Return every line below in which "this" appears.
++++++++++++++++++++
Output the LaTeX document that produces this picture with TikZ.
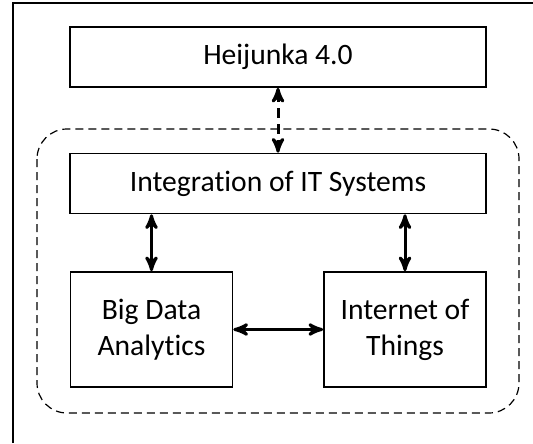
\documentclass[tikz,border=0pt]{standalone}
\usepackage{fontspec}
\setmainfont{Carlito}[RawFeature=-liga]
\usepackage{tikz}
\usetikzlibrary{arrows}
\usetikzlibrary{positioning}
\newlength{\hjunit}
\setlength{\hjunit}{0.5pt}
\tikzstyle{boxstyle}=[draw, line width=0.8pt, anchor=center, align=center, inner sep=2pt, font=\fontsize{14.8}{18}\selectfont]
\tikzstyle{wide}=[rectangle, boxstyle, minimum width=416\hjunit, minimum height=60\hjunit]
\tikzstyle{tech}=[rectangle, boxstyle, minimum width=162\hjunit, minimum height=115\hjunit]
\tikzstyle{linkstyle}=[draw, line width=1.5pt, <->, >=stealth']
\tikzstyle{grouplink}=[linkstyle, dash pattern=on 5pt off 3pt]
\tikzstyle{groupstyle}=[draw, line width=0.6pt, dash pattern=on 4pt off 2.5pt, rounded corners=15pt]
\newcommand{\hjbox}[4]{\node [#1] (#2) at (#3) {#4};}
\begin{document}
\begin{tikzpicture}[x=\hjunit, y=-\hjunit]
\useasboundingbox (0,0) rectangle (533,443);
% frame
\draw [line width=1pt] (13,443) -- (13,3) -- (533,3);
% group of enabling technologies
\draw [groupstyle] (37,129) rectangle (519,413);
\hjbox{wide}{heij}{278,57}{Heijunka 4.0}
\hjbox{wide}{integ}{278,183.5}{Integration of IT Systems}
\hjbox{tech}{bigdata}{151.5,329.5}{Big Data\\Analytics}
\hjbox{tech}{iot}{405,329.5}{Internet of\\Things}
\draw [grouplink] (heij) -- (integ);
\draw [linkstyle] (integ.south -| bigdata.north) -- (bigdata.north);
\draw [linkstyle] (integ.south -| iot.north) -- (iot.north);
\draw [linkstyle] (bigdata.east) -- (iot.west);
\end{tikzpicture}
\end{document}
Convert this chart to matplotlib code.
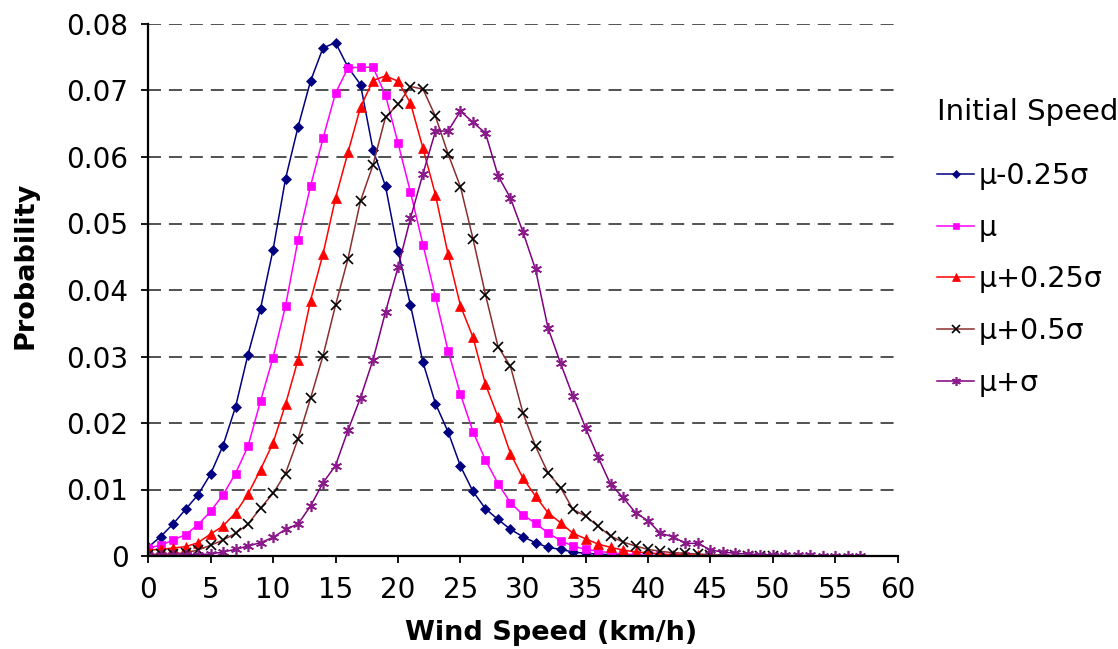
++++++++++++++++++++
• FINISHED EXERCISE
Output the LaTeX document that produces this picture with TikZ.
Convert this chart to matplotlib code.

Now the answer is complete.